What’s especially important is that your children never hear you comparing them. When your children hear this sort of commentary it can exacerbate already existing rivalries and perceptions of who is favored in the home.
2. Be Empathetic
When your children feel slighted or express their feelings, try to be empathetic. Although it can be hard to hear your child say things like “I wish the baby was never born!” and “You love her more than me,” it’s important to try to understand the root of your child’s feelings. These sorts of commentaries are really just a hurt child expressing that they have an unmet need: principally more time and attention from you.
In response to these sorts of comments, you can reply by re-stating what you’re hearing from your child. For example, you might say “You miss being the only kid at home,” or “You’re feeling left out.” When facing sibling rivalry, your child needs your support as a parent to reassure them that they’re secure in the family, that you love them and that they are valued.
3. Try to Be Fair
Fairness is important to children. They’ll notice minor differences from the size of a slice of cake to who got more presents for their birthday. While it’s unrealistic to be 100% fair all of the time, it’s important to make an effort to be as fair as possible. You can do this by setting up traditions around birthdays and holidays or other special events. For example, you might set up a tradition that on birthdays, each child gets to pick a special meal to make at home. You might also set special birthdays in which you throw a party (at age 5,10 and 15 for example), and then celebrate other birthdays with family only. These sorts of traditions can help eliminate comparisons between treatment of siblings which is typically what fuels rivalries.
4. Plan and Enjoy Special Activities Together and Apart
Psychologists say that in order to maintain a positive relationship, people must counter one negative interaction with five to seven positive interactions. So, plan special activities that your children can enjoy together to build their positive interactions bank. More positive interactions can help improve siblings’ overall relationship. For example, you might plan a day at the swimming pool, baking and decorating cookies, going to a park, enjoying a picnic or something similar. Of course avoid any triggers of rivalries. For example, if one child is better at swimming and this is a sore point, avoid this and pick a different activity where your children are on more even ground.
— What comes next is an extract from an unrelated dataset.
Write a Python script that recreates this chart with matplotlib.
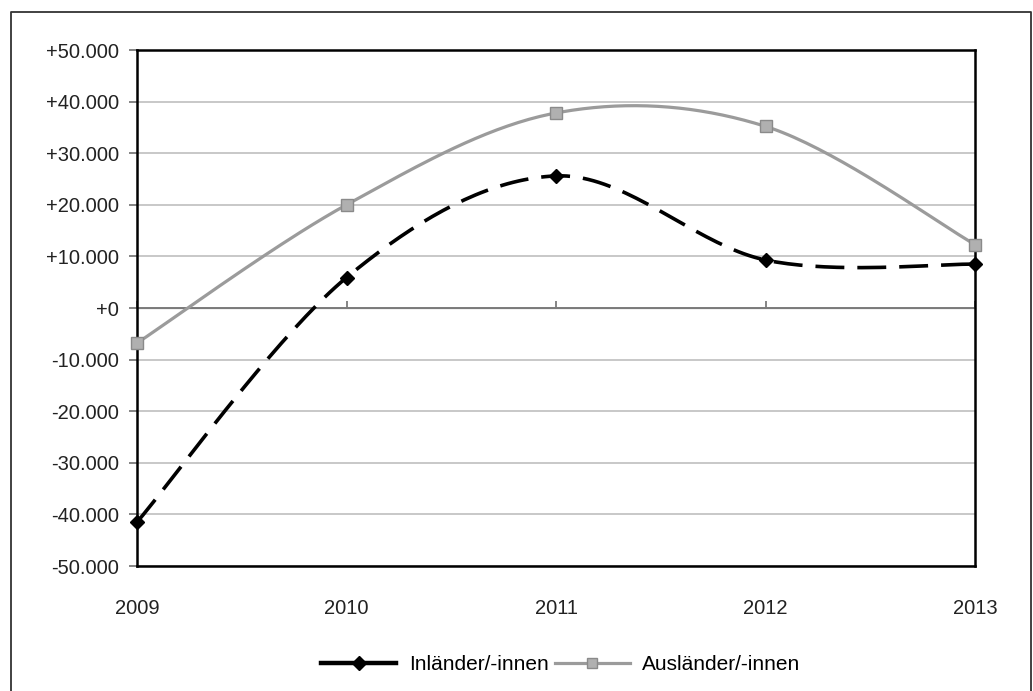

Your children also crave individual attention from you, the parent! So, make sure your children get special alone time with you. This can be especially important when there’s a newborn at home or if one of your children have special needs. Make sure that you spend quality one on one time with your older or your non-special needs child so that they don’t feel pushed aside. You might even set aside a special “date” time with each of your children every week or month. This can also open up a space for your child to complain or vent about a sibling rivalry situation. Schedule these dates in on your Picniic calendar so you don’t forget!
5. Involve Older Child in Preparing for Baby
The arrival of a new baby is exciting, but can also cause anxiety for your older child or children. Involve older children in preparing and caring for the new baby so that they don’t feel left out. You can also take a chance to remember your older children’s days as an infant by looking at baby pictures and telling stories. This will remind them that they were once the baby that was “ooed” and “aahd” over.
6. Celebrate Gifts of Each Child
It’s easy to get caught up in the achievements of your children. If one child is a soccer star, your other child may feel left out when attending games and tournaments. Make sure your other child’s interests and achievements are also celebrated. Whether that means going to museums related to your child’s interests or celebrating achievements at school with a special meal out, find ways to make sure you celebrate the gifts of all of your children.
7. Encourage Use of Communication Skills
It can be tempting to intervene in your children’s disagreements. However, it’s best if you can avoid getting heavily involved and picking sides. Instead, encourage each of them to use their mediation skills. You might practice role playing and using “I feel” or “I need” phrases with your children separately so that they can develop their communication skills.
Sibling rivalry can be a challenge to handle, but with these strategies, you can minimize the damage and help encourage a more positive relationship. Despite using these strategies, you’ll find that your kids will inevitably have disagreements and fights. This is a normal part of growing up. As parents, you must navigate these disagreement carefully to avoid making already existing rivalries worse! Rather, you’ll want to ensure that disagreements are learning experiences that help your children learn to deal with conflict in a healthy way.
The good news is that by using these strategies you can help foster sibling relationships that result in lifelong friendships.